→ GOAL OF THE EXERCISE
Your task is to output the listing word for word, with pictures excluded.

→ DATA BLOCK
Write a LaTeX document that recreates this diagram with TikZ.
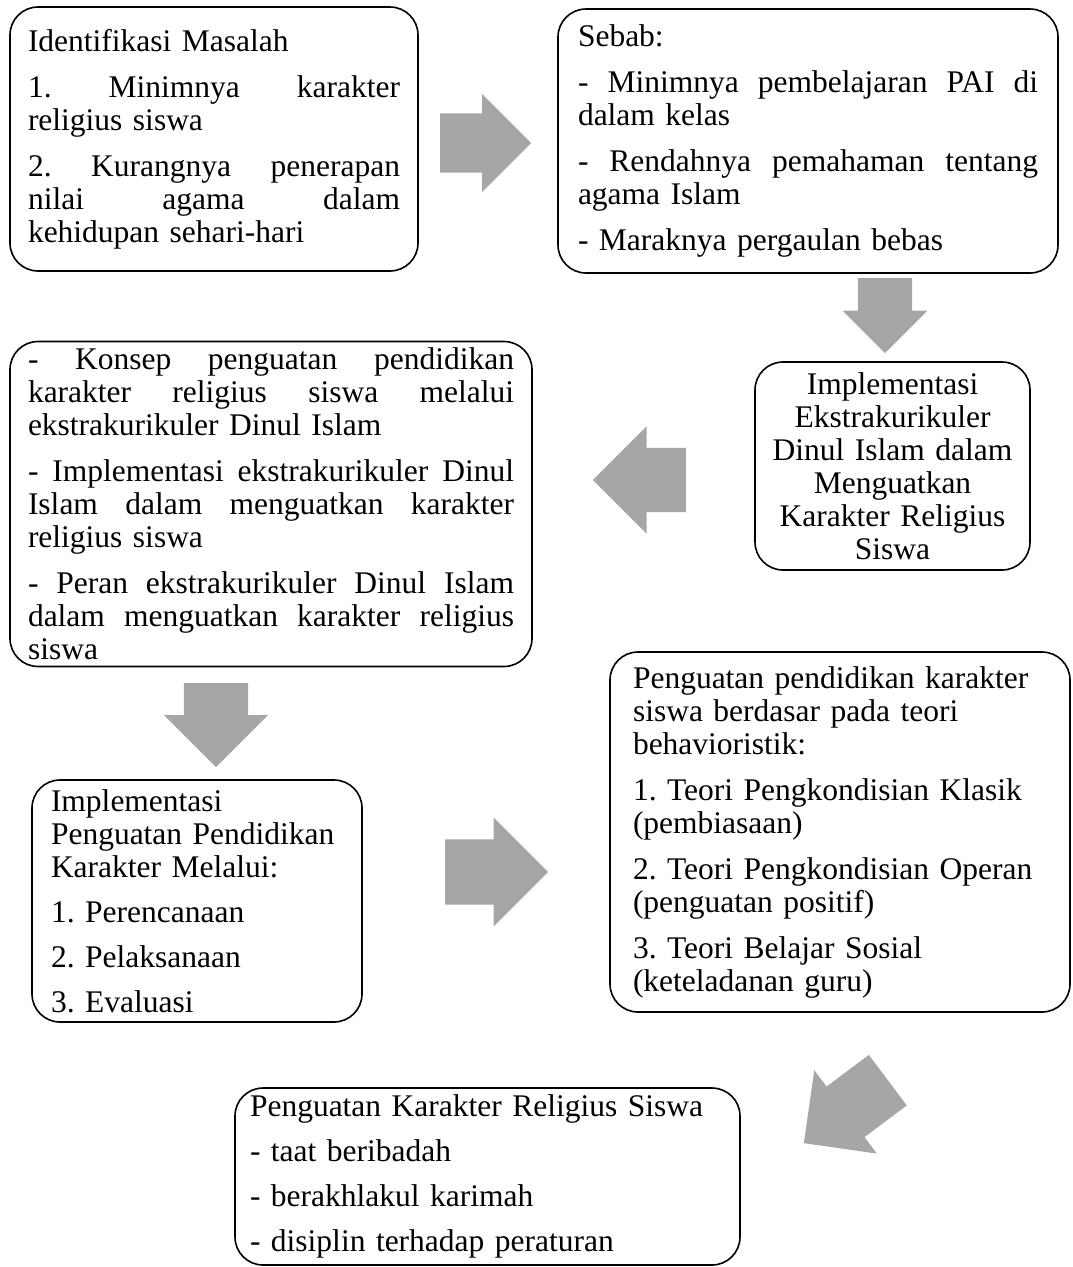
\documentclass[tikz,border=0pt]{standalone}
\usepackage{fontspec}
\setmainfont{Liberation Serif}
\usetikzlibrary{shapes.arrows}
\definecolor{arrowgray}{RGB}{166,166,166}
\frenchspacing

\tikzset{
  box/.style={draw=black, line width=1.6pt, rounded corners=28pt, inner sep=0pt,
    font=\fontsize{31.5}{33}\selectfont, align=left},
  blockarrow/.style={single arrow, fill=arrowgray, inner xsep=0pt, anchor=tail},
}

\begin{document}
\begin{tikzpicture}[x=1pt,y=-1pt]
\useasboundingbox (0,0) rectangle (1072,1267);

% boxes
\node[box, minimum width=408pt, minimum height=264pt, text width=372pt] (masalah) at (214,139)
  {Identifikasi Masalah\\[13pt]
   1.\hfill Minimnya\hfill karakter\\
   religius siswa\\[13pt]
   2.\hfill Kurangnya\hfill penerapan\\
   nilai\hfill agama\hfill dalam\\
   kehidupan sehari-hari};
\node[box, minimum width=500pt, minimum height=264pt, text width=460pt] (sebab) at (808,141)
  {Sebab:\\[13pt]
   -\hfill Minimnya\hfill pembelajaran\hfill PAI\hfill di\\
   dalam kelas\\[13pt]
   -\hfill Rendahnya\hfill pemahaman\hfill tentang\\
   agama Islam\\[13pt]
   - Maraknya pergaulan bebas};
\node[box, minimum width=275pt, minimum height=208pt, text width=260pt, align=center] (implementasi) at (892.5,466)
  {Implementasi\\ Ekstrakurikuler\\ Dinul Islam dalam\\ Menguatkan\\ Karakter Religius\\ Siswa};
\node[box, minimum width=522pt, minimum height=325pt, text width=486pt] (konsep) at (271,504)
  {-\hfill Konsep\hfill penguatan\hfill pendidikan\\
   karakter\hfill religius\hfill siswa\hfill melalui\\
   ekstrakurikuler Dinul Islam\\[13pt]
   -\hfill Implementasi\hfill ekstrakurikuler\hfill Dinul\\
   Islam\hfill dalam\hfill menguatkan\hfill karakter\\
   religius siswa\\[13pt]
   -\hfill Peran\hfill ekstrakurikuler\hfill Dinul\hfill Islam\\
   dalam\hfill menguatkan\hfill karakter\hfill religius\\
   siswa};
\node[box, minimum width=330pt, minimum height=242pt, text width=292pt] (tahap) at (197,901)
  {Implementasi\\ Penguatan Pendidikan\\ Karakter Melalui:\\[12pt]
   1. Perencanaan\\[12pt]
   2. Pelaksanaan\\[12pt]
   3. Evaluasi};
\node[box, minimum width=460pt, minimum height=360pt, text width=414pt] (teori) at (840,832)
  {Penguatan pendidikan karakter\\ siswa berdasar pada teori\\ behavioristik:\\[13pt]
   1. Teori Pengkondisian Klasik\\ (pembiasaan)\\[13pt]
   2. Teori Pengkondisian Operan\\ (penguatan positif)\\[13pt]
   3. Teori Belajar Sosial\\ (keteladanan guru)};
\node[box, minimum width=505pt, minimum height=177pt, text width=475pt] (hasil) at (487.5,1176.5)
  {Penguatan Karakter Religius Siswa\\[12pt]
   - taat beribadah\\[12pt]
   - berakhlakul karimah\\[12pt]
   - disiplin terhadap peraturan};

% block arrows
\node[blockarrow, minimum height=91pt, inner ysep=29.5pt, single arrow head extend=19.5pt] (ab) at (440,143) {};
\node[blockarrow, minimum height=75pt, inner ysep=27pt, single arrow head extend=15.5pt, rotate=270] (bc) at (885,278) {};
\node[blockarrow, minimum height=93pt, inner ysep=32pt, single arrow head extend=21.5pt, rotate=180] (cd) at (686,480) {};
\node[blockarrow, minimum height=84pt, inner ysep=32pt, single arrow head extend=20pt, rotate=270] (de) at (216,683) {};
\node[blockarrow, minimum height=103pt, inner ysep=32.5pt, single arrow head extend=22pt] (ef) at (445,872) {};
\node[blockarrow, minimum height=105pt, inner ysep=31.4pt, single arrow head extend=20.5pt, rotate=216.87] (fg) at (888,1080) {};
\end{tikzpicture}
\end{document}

→ TASK OUTPUT
Write a LaTeX document that recreates this diagram with TikZ.
\documentclass[tikz,border=0pt]{standalone}
\usepackage{fontspec}
\setmainfont{Liberation Serif}
\usetikzlibrary{shapes.arrows}
\definecolor{arrowgray}{RGB}{166,166,166}
\frenchspacing

\tikzset{
  box/.style={draw=black, line width=1.6pt, rounded corners=28pt, inner sep=0pt,
    font=\fontsize{31.5}{33}\selectfont, align=left},
  blockarrow/.style={single arrow, fill=arrowgray, inner xsep=0pt, anchor=tail},
}

\begin{document}
\begin{tikzpicture}[x=1pt,y=-1pt]
\useasboundingbox (0,0) rectangle (1072,1267);

% boxes
\node[box, minimum width=408pt, minimum height=264pt, text width=372pt] (masalah) at (214,139)
  {Identifikasi Masalah\\[13pt]
   1.\hfill Minimnya\hfill karakter\\
   religius siswa\\[13pt]
   2.\hfill Kurangnya\hfill penerapan\\
   nilai\hfill agama\hfill dalam\\
   kehidupan sehari-hari};
\node[box, minimum width=500pt, minimum height=264pt, text width=460pt] (sebab) at (808,141)
  {Sebab:\\[13pt]
   -\hfill Minimnya\hfill pembelajaran\hfill PAI\hfill di\\
   dalam kelas\\[13pt]
   -\hfill Rendahnya\hfill pemahaman\hfill tentang\\
   agama Islam\\[13pt]
   - Maraknya pergaulan bebas};
\node[box, minimum width=275pt, minimum height=208pt, text width=260pt, align=center] (implementasi) at (892.5,466)
  {Implementasi\\ Ekstrakurikuler\\ Dinul Islam dalam\\ Menguatkan\\ Karakter Religius\\ Siswa};
\node[box, minimum width=522pt, minimum height=325pt, text width=486pt] (konsep) at (271,504)
  {-\hfill Konsep\hfill penguatan\hfill pendidikan\\
   karakter\hfill religius\hfill siswa\hfill melalui\\
   ekstrakurikuler Dinul Islam\\[13pt]
   -\hfill Implementasi\hfill ekstrakurikuler\hfill Dinul\\
   Islam\hfill dalam\hfill menguatkan\hfill karakter\\
   religius siswa\\[13pt]
   -\hfill Peran\hfill ekstrakurikuler\hfill Dinul\hfill Islam\\
   dalam\hfill menguatkan\hfill karakter\hfill religius\\
   siswa};
\node[box, minimum width=330pt, minimum height=242pt, text width=292pt] (tahap) at (197,901)
  {Implementasi\\ Penguatan Pendidikan\\ Karakter Melalui:\\[12pt]
   1. Perencanaan\\[12pt]
   2. Pelaksanaan\\[12pt]
   3. Evaluasi};
\node[box, minimum width=460pt, minimum height=360pt, text width=414pt] (teori) at (840,832)
  {Penguatan pendidikan karakter\\ siswa berdasar pada teori\\ behavioristik:\\[13pt]
   1. Teori Pengkondisian Klasik\\ (pembiasaan)\\[13pt]
   2. Teori Pengkondisian Operan\\ (penguatan positif)\\[13pt]
   3. Teori Belajar Sosial\\ (keteladanan guru)};
\node[box, minimum width=505pt, minimum height=177pt, text width=475pt] (hasil) at (487.5,1176.5)
  {Penguatan Karakter Religius Siswa\\[12pt]
   - taat beribadah\\[12pt]
   - berakhlakul karimah\\[12pt]
   - disiplin terhadap peraturan};

% block arrows
\node[blockarrow, minimum height=91pt, inner ysep=29.5pt, single arrow head extend=19.5pt] (ab) at (440,143) {};
\node[blockarrow, minimum height=75pt, inner ysep=27pt, single arrow head extend=15.5pt, rotate=270] (bc) at (885,278) {};
\node[blockarrow, minimum height=93pt, inner ysep=32pt, single arrow head extend=21.5pt, rotate=180] (cd) at (686,480) {};
\node[blockarrow, minimum height=84pt, inner ysep=32pt, single arrow head extend=20pt, rotate=270] (de) at (216,683) {};
\node[blockarrow, minimum height=103pt, inner ysep=32.5pt, single arrow head extend=22pt] (ef) at (445,872) {};
\node[blockarrow, minimum height=105pt, inner ysep=31.4pt, single arrow head extend=20.5pt, rotate=216.87] (fg) at (888,1080) {};
\end{tikzpicture}
\end{document}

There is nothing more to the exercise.